During that time, enrolled members of the Osage Indian nation were among the wealthiest people per capita in the world. The rich oil fields beneath their reservation brought millions of dollars into the tribe annually, distributed to tribal members holding "headrights" that could not be bought or sold but only inherited. This vast wealth attracted the attention of unscrupulous whites who found ways to divert it to themselves by marrying Osage women or by having Osage declared legally incompetent so the whites could fleece them through the administration of their estates.
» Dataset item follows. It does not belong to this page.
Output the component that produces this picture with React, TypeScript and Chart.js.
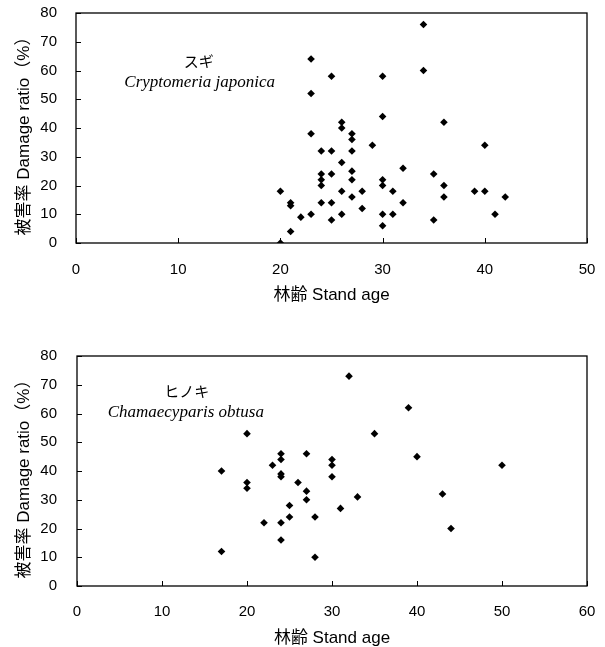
import React, { useEffect, useRef } from "react";
import { Chart, registerables } from "chart.js";

Chart.register(...registerables);

// スギ Cryptomeria japonica
const sugiAge = [20, 20, 21, 21, 21, 22, 23, 23, 23, 23, 24, 24, 24, 24, 24, 25, 25, 25, 25, 25, 26, 26, 26, 26, 26, 27, 27, 27, 27, 27, 27, 28, 28, 29, 30, 30, 30, 30, 30, 30, 31, 31, 32, 32, 34, 34, 35, 35, 36, 36, 36, 39, 40, 40, 41, 42];
const sugiDamage = [18, 0, 14, 13, 4, 9, 64, 52, 38, 10, 32, 24, 22, 20, 14, 58, 32, 24, 14, 8, 42, 40, 28, 18, 10, 38, 36, 32, 25, 22, 16, 18, 12, 34, 58, 44, 22, 20, 10, 6, 18, 10, 26, 14, 76, 60, 24, 8, 42, 20, 16, 18, 34, 18, 10, 16];

// ヒノキ Chamaecyparis obtusa
const hinokiAge = [17, 17, 20, 20, 20, 22, 23, 24, 24, 24, 24, 24, 24, 25, 25, 26, 27, 27, 27, 28, 28, 30, 30, 30, 31, 32, 33, 35, 39, 40, 43, 44, 50];
const hinokiDamage = [40, 12, 53, 36, 34, 22, 42, 46, 44, 39, 38, 22, 16, 28, 24, 36, 46, 33, 30, 24, 10, 44, 42, 38, 27, 73, 31, 53, 62, 45, 32, 20, 42];

const yTicks = [0, 10, 20, 30, 40, 50, 60, 70, 80];
const xTitle = "林齢 Stand age";
const yTitle = "被害率 Damage ratio（%）";

const SANS = "'Liberation Sans', 'Noto Sans CJK JP', sans-serif";
const SERIF = "'Liberation Serif', 'DejaVu Serif', serif";

type Cfg = {
  ages: number[];
  damage: number[];
  xMax: number;
  jp: string;
  latin: string;
  jpPos: [number, number];
  latinPos: [number, number];
  width: number;
  height: number;
  padTop: number;
  padRight: number;
  yWidth: number;
  xHeight: number;
  yTickPad: number;
  xTickPad: number;
  xTitleY: number;
};

function zeroPad(s: any) {
  s.paddingTop = 0;
  s.paddingBottom = 0;
  s.paddingLeft = 0;
  s.paddingRight = 0;
}

function Scatter({ cfg, top }: { cfg: Cfg; top: number }) {
  const ref = useRef<HTMLCanvasElement>(null);
  useEffect(() => {
    if (!ref.current) return;
    const points = cfg.ages.map((a, i) => ({ x: a, y: cfg.damage[i] }));
    const framePlugin = {
      id: "frame",
      beforeDatasetsDraw(chart: any) {
        const { ctx, chartArea: ca, scales } = chart;
        ctx.save();
        ctx.strokeStyle = "#000";
        ctx.lineWidth = 1.3;
        ctx.strokeRect(ca.left, ca.top, ca.right - ca.left, ca.bottom - ca.top);
        ctx.lineWidth = 1;
        scales.x.ticks.forEach((t: any) => {
          const px = Math.round(scales.x.getPixelForValue(t.value)) + 0.5;
          ctx.beginPath();
          ctx.moveTo(px, ca.bottom);
          ctx.lineTo(px, ca.bottom - 5);
          ctx.stroke();
        });
        scales.y.ticks.forEach((t: any) => {
          const py = Math.round(scales.y.getPixelForValue(t.value)) + 0.5;
          ctx.beginPath();
          ctx.moveTo(ca.left, py);
          ctx.lineTo(ca.left + 5, py);
          ctx.stroke();
        });
        ctx.restore();
      },
      afterDraw(chart: any) {
        const { ctx, chartArea: ca, scales } = chart;
        ctx.save();
        ctx.fillStyle = "#000";
        ctx.textAlign = "center";
        ctx.textBaseline = "middle";
        ctx.font = "15px 'Noto Sans CJK JP', sans-serif";
        ctx.fillText(cfg.jp, scales.x.getPixelForValue(cfg.jpPos[0]), scales.y.getPixelForValue(cfg.jpPos[1]));
        ctx.font = `italic 17px ${SERIF}`;
        ctx.fillText(cfg.latin, scales.x.getPixelForValue(cfg.latinPos[0]), scales.y.getPixelForValue(cfg.latinPos[1]));
        // axis titles
        ctx.font = `17px ${SANS}`;
        ctx.fillText(xTitle, (ca.left + ca.right) / 2, cfg.xTitleY);
        ctx.translate(24, (ca.top + ca.bottom) / 2 + 4);
        ctx.rotate(-Math.PI / 2);
        ctx.fillText(yTitle, 0, 0);
        ctx.restore();
      },
    };
    const chart = new Chart(ref.current, {
      type: "scatter",
      data: {
        datasets: [
          {
            data: points,
            pointStyle: "rectRot",
            pointRadius: 3.8,
            pointBackgroundColor: "#000",
            pointBorderColor: "#000",
            pointBorderWidth: 0,
            showLine: false,
          },
        ],
      },
      options: {
        responsive: false,
        animation: false,
        events: [],
        layout: { padding: { top: cfg.padTop, right: cfg.padRight, left: 0, bottom: 0 } },
        plugins: { legend: { display: false }, tooltip: { enabled: false } },
        scales: {
          x: {
            type: "linear",
            min: 0,
            max: cfg.xMax,
            afterFit: (s: any) => {
              s.height = cfg.xHeight;
              zeroPad(s);
            },
            ticks: {
              stepSize: 10,
              color: "#000",
              padding: cfg.xTickPad,
              font: { family: SANS, size: 15 },
              maxRotation: 0,
            },
            grid: { display: false, drawTicks: false },
            border: { display: false },
          },
          y: {
            type: "linear",
            min: yTicks[0],
            max: yTicks[yTicks.length - 1],
            afterFit: (s: any) => {
              s.width = cfg.yWidth;
              zeroPad(s);
            },
            ticks: {
              stepSize: 10,
              color: "#000",
              padding: cfg.yTickPad,
              font: { family: SANS, size: 15 },
            },
            grid: { display: false, drawTicks: false },
            border: { display: false },
          },
        },
      },
      plugins: [framePlugin],
    } as any);
    return () => chart.destroy();
  }, [cfg]);
  return (
    <canvas
      ref={ref}
      width={cfg.width}
      height={cfg.height}
      style={{ position: "absolute", left: 0, top, width: cfg.width, height: cfg.height }}
    />
  );
}

const topCfg: Cfg = {
  ages: sugiAge,
  damage: sugiDamage,
  xMax: 50,
  jp: "スギ",
  latin: "Cryptomeria japonica",
  jpPos: [12.0, 63.3],
  latinPos: [12.1, 55.7],
  width: 605,
  height: 312,
  padTop: 13,
  padRight: 18,
  yWidth: 76,
  xHeight: 312 - 243,
  yTickPad: 19,
  xTickPad: 18,
  xTitleY: 295,
};

const bottomCfg: Cfg = {
  ages: hinokiAge,
  damage: hinokiDamage,
  xMax: 60,
  jp: "ヒノキ",
  latin: "Chamaecyparis obtusa",
  jpPos: [12.9, 67.8],
  latinPos: [12.8, 60.3],
  width: 605,
  height: 335,
  padTop: 44,
  padRight: 18,
  yWidth: 77,
  xHeight: 335 - 274,
  yTickPad: 20,
  xTickPad: 17,
  xTitleY: 326,
};

export default function App() {
  return (
    <div style={{ position: "absolute", left: 0, top: 0, width: 605, height: 647, background: "#fff" }}>
      <Scatter cfg={topCfg} top={0} />
      <Scatter cfg={bottomCfg} top={312} />
    </div>
  );
}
For some, however, these deceptive tactics were not enough, and a plague of violent death—by shooting, poison, orchestrated automobile accident, and bombing—began to decimate the Osage in what they came to call the "Reign of Terror." Corrupt and incompetent law enforcement and judicial systems ensured that the perpetrators were never found or punished until the young J. Edgar Hoover saw cracking these cases as a means of burnishing the reputation of the newly professionalized FBI. Bestselling New Yorker staff writer Grann (The Devil and Sherlock Holmes: Tales of Murder, Madness, and Obsession, 2010, etc.) follows Special Agent Tom White and his assistants as they track the killers of one extended Osage family through a closed local culture of greed, bigotry, and lies in pursuit of protection for the survivors and justice for the dead. But he doesn't stop there; relying almost entirely on primary and unpublished sources, the author goes on to expose a web of conspiracy and corruption that extended far wider than even the FBI ever suspected. This page-turner surges forward with the pacing of a true-crime thriller, elevated by Grann's crisp and evocative prose and enhanced by dozens of period photographs.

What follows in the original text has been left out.